Doug and Adam refused to believe the line about the penis was really in the book. Their mother didn’t believe it, either. “I would have remembered that!” she said. Meanwhile, sometimes I’ll speculate with the boys about what’s going to happen later in the book, and wonder if Jo will ever get her “special operation.”
Anyway, now we’re at Chapter 7, 12% of the way through the book. (It’s amazing how reading on a Kindle gets you used to thinking about being 5% or 12% through a book, and not about what page you’re on.) A couple of nights ago, I was pleasantly surprised to read this passage:
Beth hurried on in a flutter of suspense. At the door her sisters seized and bore her to the parlor in a triumphal procession.
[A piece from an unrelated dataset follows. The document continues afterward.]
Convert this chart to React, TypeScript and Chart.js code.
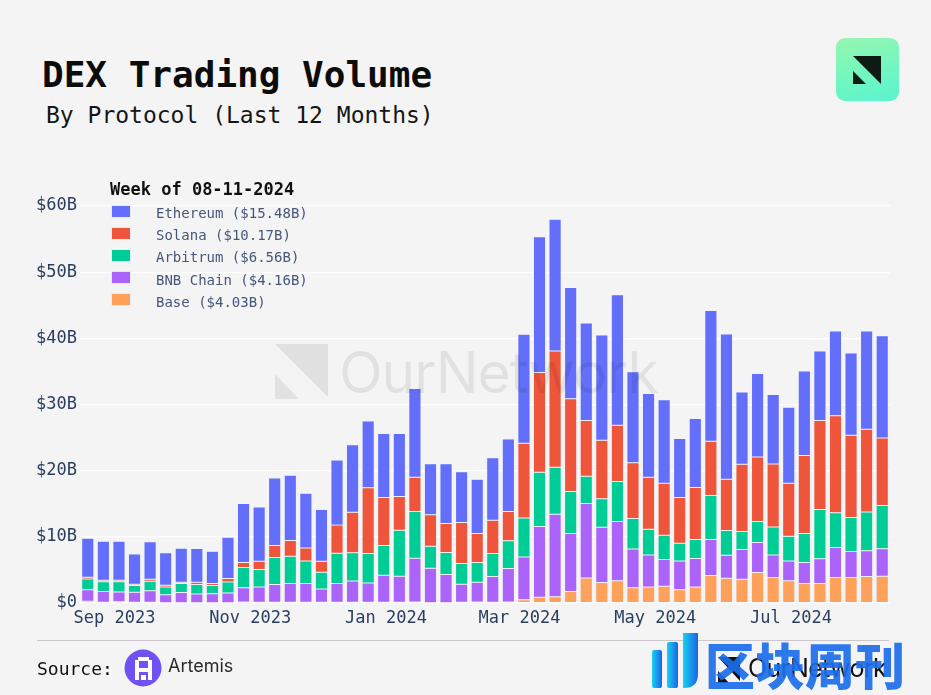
import React, { useEffect, useRef } from "react";
import { Chart, registerables } from "chart.js";

Chart.register(...registerables);

const weeks = [
  "2023-08-20", "2023-08-27", "2023-09-03", "2023-09-10", "2023-09-17", "2023-09-24",
  "2023-10-01", "2023-10-08", "2023-10-15", "2023-10-22", "2023-10-29", "2023-11-05",
  "2023-11-12", "2023-11-19", "2023-11-26", "2023-12-03", "2023-12-10", "2023-12-17",
  "2023-12-24", "2023-12-31", "2024-01-07", "2024-01-14", "2024-01-21", "2024-01-28",
  "2024-02-04", "2024-02-11", "2024-02-18", "2024-02-25", "2024-03-03", "2024-03-10",
  "2024-03-17", "2024-03-24", "2024-03-31", "2024-04-07", "2024-04-14", "2024-04-21",
  "2024-04-28", "2024-05-05", "2024-05-12", "2024-05-19", "2024-05-26", "2024-06-02",
  "2024-06-09", "2024-06-16", "2024-06-23", "2024-06-30", "2024-07-07", "2024-07-14",
  "2024-07-21", "2024-07-28", "2024-08-04", "2024-08-11",
];

const ethereum = [
  5.9, 5.91, 5.91, 4.59, 5.65, 4.9, 5.15, 5.1, 4.9, 6.26,
  8.94, 8.19, 10.21, 9.86, 8.27, 7.83, 9.83, 10.2, 10.1, 9.64,
  9.5, 13.4, 7.73, 9.06, 7.68, 8.19, 9.47, 10.96, 16.46, 20.5,
  19.9, 16.82, 14.74, 15.9, 19.73, 13.75, 12.68, 12.62, 8.89, 10.43,
  19.76, 21.97, 10.94, 12.63, 10.5, 11.52, 12.75, 10.5, 12.8, 12.45,
  14.84, 15.48,
];
const solana = [
  0.26, 0.2, 0.23, 0.2, 0.31, 0.26, 0.2, 0.35, 0.3, 0.51,
  0.76, 1.26, 1.82, 2.37, 1.97, 1.66, 4.24, 6.12, 9.93, 7.27,
  5.1, 5.16, 4.74, 4.37, 6.21, 4.39, 5.03, 4.45, 11.31, 15.1,
  17.58, 13.99, 8.44, 8.84, 8.49, 8.42, 7.83, 7.83, 6.92, 7.87,
  8.18, 7.73, 10.16, 9.75, 9.5, 7.98, 11.8, 13.46, 14.66, 12.42,
  12.52, 10.17,
];
const arbitrum = [
  1.62, 1.51, 1.53, 1.01, 1.41, 1.16, 1.36, 1.42, 1.22, 1.66,
  3.03, 2.63, 4.09, 4.14, 3.43, 2.53, 4.6, 4.25, 4.44, 4.5,
  6.96, 7.07, 3.34, 3.34, 3.13, 2.98, 3.48, 4.19, 5.86, 8.18,
  7.07, 6.37, 4.09, 4.3, 6.06, 4.6, 3.89, 3.68, 2.68, 2.88,
  6.66, 3.74, 2.72, 3.18, 4.23, 3.74, 4.39, 7.47, 5.26, 5.15,
  5.86, 6.56,
];
const bnbChain = [
  1.77, 1.62, 1.47, 1.52, 1.77, 1.21, 1.52, 1.31, 1.36, 1.47,
  2.17, 2.32, 2.68, 2.83, 2.83, 2.02, 2.83, 3.23, 2.93, 4.09,
  3.94, 6.62, 5.2, 4.24, 2.73, 2.98, 3.89, 5.05, 6.47, 10.71,
  12.47, 8.78, 11.26, 8.38, 8.96, 5.86, 4.85, 4.05, 4.34, 4.3,
  5.46, 3.48, 4.49, 4.54, 3.43, 2.98, 3.18, 3.74, 4.54, 3.94,
  3.89, 4.16,
];
const base = [
  0.25, 0.1, 0.2, 0.1, 0.1, 0.05, 0.05, 0.05, 0.05, 0.05,
  0.15, 0.1, 0.1, 0.1, 0.1, 0.1, 0.1, 0.1, 0.1, 0.1,
  0.1, 0.15, 0.05, 0.05, 0.1, 0.15, 0.1, 0.15, 0.5, 0.86,
  0.96, 1.72, 3.79, 3.08, 3.36, 2.32, 2.42, 2.52, 2.02, 2.42,
  4.14, 3.74, 3.59, 4.6, 3.84, 3.38, 2.93, 2.93, 3.84, 3.84,
  3.99, 4.03,
];

const monthTickDates = ["2023-09-01", "2023-11-01", "2024-01-01", "2024-03-01", "2024-05-01", "2024-07-01"];
const monthTickLabels = ["Sep 2023", "Nov 2023", "Jan 2024", "Mar 2024", "May 2024", "Jul 2024"];
const yTickValues = [0, 10, 20, 30, 40, 50, 60];
const yTickLabels = ["$0", "$10B", "$20B", "$30B", "$40B", "$50B", "$60B"];

// legend order (top to bottom)
const seriesNames = ["Ethereum", "Solana", "Arbitrum", "BNB Chain", "Base"];
const seriesData = [ethereum, solana, arbitrum, bnbChain, base];
const seriesColors = ["#636EFA", "#EF553B", "#00CC96", "#AB63FA", "#FFA15A"];

const MONO = "'DejaVu Sans Mono', 'Liberation Mono', monospace";
const SANS = "Inter, 'Noto Sans', sans-serif";

function weekPos(d: string): number {
  return (Date.parse(d) - Date.parse(weeks[0])) / (7 * 86400000);
}

function fmtWeek(d: string): string {
  const [y, m, dd] = d.split("-");
  return `${m}-${dd}-${y}`;
}

export default function App() {
  const canvasRef = useRef<HTMLCanvasElement | null>(null);

  useEffect(() => {
    document.body.style.margin = "0";
    document.body.style.background = "#f4f4f4";
    const canvas = canvasRef.current;
    if (!canvas) return;
    const monthTickPositions = monthTickDates.map(weekPos);
    // bottom-to-top stacking order
    const order = [4, 3, 2, 1, 0];
    const chart = new Chart(canvas, {
      type: "bar",
      data: {
        labels: weeks,
        datasets: order.map((i) => ({
          label: seriesNames[i],
          data: seriesData[i],
          backgroundColor: seriesColors[i],
          borderColor: "#E5ECF6",
          borderWidth: 0.5,
          borderSkipped: false,
          categoryPercentage: 1,
          barPercentage: 0.78,
          xAxisID: "x",
          yAxisID: "y",
        })),
      },
      options: {
        responsive: false,
        animation: false,
        events: [],
        layout: { padding: { top: 26, left: 0, right: 41, bottom: 0 } },
        plugins: { legend: { display: false }, tooltip: { enabled: false } },
        scales: {
          x: { type: "category", stacked: true, display: false, offset: true },
          x2: {
            type: "linear",
            position: "bottom",
            offset: false,
            min: -0.5,
            max: weeks.length - 0.5,
            grid: { display: false },
            border: { display: false },
            afterBuildTicks: (s: any) => {
              s.ticks = monthTickPositions.map((v) => ({ value: v }));
            },
            afterFit: (s: any) => {
              s.height = 37;
            },
            ticks: {
              autoSkip: false,
              maxRotation: 0,
              padding: -3,
              color: "#2a3f5f",
              font: { family: MONO, size: 17 },
              callback: (_v: any, i: number) => monthTickLabels[i],
            },
          },
          y: {
            type: "linear",
            stacked: true,
            min: 0,
            max: 60,
            afterBuildTicks: (s: any) => {
              s.ticks = yTickValues.map((v) => ({ value: v }));
            },
            afterFit: (s: any) => {
              s.width = 80;
            },
            grid: { color: "#ffffff", lineWidth: 1.2, drawTicks: false },
            border: { display: false },
            ticks: {
              padding: 3,
              color: "#2a3f5f",
              font: { family: MONO, size: 17 },
              callback: (_v: any, i: number) => yTickLabels[i],
            },
          },
        },
      } as any,
    });
    return () => chart.destroy();
  }, []);

  const lastIdx = weeks.length - 1;

  return (
    <div
      style={{
        position: "fixed",
        left: 0,
        top: 0,
        width: 931,
        height: 695,
        background: "#f4f4f4",
        overflow: "hidden",
        fontFamily: MONO,
      }}
    >
      {/* Title */}
      <div style={{ position: "absolute", left: 42, top: 57, fontSize: 36, lineHeight: "36px", fontWeight: 700, color: "#0c0c0c", whiteSpace: "nowrap" }}>
        DEX Trading Volume
      </div>
      <div style={{ position: "absolute", left: 46, top: 104, fontSize: 23, lineHeight: "23px", color: "#151515", whiteSpace: "nowrap" }}>
        By Protocol (Last 12 Months)
      </div>

      {/* Top-right logo */}
      <div
        style={{
          position: "absolute",
          left: 836,
          top: 38,
          width: 63,
          height: 63,
          borderRadius: 9,
          background: "linear-gradient(165deg, #97f6b0 0%, #72f6c0 55%, #5af4d0 100%)",
        }}
      >
        <svg width={63} height={63} style={{ position: "absolute", left: 0, top: 0 }}>
          <polygon points="17,18 45,18 45,46" fill="#0d1b14" />
          <polygon points="17,33 17,46 30,46" fill="#0d1b14" />
        </svg>
      </div>

      {/* Chart */}
      <canvas ref={canvasRef} width={931} height={460} style={{ position: "absolute", left: 0, top: 180, width: 931, height: 460 }} />

      {/* Legend */}
      <div style={{ position: "absolute", left: 110, top: 181, fontSize: 17, lineHeight: "17px", fontWeight: 700, color: "#111", whiteSpace: "nowrap" }}>
        Week of {fmtWeek(weeks[lastIdx])}
      </div>
      {seriesNames.map((name, i) => {
        const cy = 211 + i * 22.2;
        return (
          <React.Fragment key={name}>
            <div
              style={{
                position: "absolute",
                left: 111,
                top: cy - 6.5,
                width: 20,
                height: 13,
                background: seriesColors[i],
                boxSizing: "border-box",
                border: "0.5px solid #E5ECF6",
              }}
            />
            <div
              style={{
                position: "absolute",
                left: 156,
                top: cy - 5,
                fontSize: 14,
                lineHeight: "14px",
                color: "#46577a",
                whiteSpace: "nowrap",
              }}
            >
              {name} (${seriesData[i][lastIdx].toFixed(2)}B)
            </div>
          </React.Fragment>
        );
      })}

      {/* Watermark */}
      <svg width={931} height={695} style={{ position: "absolute", left: 0, top: 0, pointerEvents: "none" }}>
        <polygon points="275,344 328,344 328,397" fill="rgba(0,0,0,0.075)" />
        <polygon points="275,374 275,399 299,399" fill="rgba(0,0,0,0.075)" />
      </svg>
      <div
        style={{
          position: "absolute",
          left: 339,
          top: 344,
          fontFamily: SANS,
          fontSize: 57,
          lineHeight: "57px",
          letterSpacing: -1,
          color: "rgba(0,0,0,0.075)",
          whiteSpace: "nowrap",
          pointerEvents: "none",
        }}
      >
        OurNetwork
      </div>

      {/* Footer */}
      <div style={{ position: "absolute", left: 37, top: 640, width: 852, height: 1, background: "#cdc6cd" }} />
      <div style={{ position: "absolute", left: 37, top: 660, fontSize: 18, lineHeight: "18px", color: "#111", whiteSpace: "nowrap" }}>
        Source:
      </div>
      <svg width={40} height={40} style={{ position: "absolute", left: 124, top: 649 }}>
        <circle cx={19} cy={19} r={18.5} fill="#7052f4" />
        <rect x={14} y={8} width={11} height={4} fill="#fff" />
        <rect x={11} y={11} width={4} height={20} fill="#fff" />
        <rect x={24} y={11} width={4} height={20} fill="#fff" />
        <rect x={14} y={19} width={11} height={4} fill="#fff" />
        <rect x={17} y={26} width={5} height={5} fill="#fff" />
      </svg>
      <div style={{ position: "absolute", left: 168, top: 657, fontFamily: SANS, fontSize: 18, lineHeight: "18px", color: "#2a2a2a", whiteSpace: "nowrap" }}>
        Artemis
      </div>

      {/* Bottom-right site watermark */}
      <svg width={30} height={30} style={{ position: "absolute", left: 716, top: 655 }}>
        <polygon points="2,2 24,2 24,26" fill="#111" />
        <polygon points="2,16 2,28 13,28" fill="#111" />
      </svg>
      <div style={{ position: "absolute", left: 748, top: 656, fontFamily: SANS, fontSize: 25, lineHeight: "25px", color: "#111", whiteSpace: "nowrap", letterSpacing: -0.6 }}>
        OurNetwork
      </div>
      <svg width={56} height={62} style={{ position: "absolute", left: 648, top: 630 }}>
        <defs>
          <linearGradient id="wmg" x1="0" y1="0" x2="1" y2="0">
            <stop offset="0" stopColor="#16d2f3" />
            <stop offset="1" stopColor="#1d63e4" />
          </linearGradient>
        </defs>
        <rect x={4} y={20} width={10} height={38} rx={2} fill="url(#wmg)" />
        <rect x={19} y={12} width={11} height={46} rx={2} fill="url(#wmg)" />
        <path d="M35 3 L50 3 L50 44 Q50 58 36 58 L35 58 Z" fill="url(#wmg)" />
      </svg>
      <div
        style={{
          position: "absolute",
          left: 705,
          top: 638,
          fontFamily: "'Noto Sans CJK SC', sans-serif",
          fontSize: 50,
          lineHeight: "50px",
          fontWeight: 900,
          color: "rgba(27,108,232,0.92)",
          whiteSpace: "nowrap",
        }}
      >
        区块周刊
      </div>
    </div>
  );
}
This may be my earliest right-node wrapping yet. For those who are just joining us, or for those who need a refresher, the main thing is that if you read the parts that are joined by and as a strictly parallel coordination, it means that Beth’s sisters (1) seized her to the parlor, and (2) bore her to the parlor. Even if it were idiomatic English to “seize someone to someplace” (which it isn’t; I checked the Corpora of both Contemporary and Historical American English), it wouldn’t make sense to seize Beth to the parlor, and then to bear her there again. What Louisa Alcott clearly meant was that the sisters (1) seized Beth, and (2) bore her to the parlor.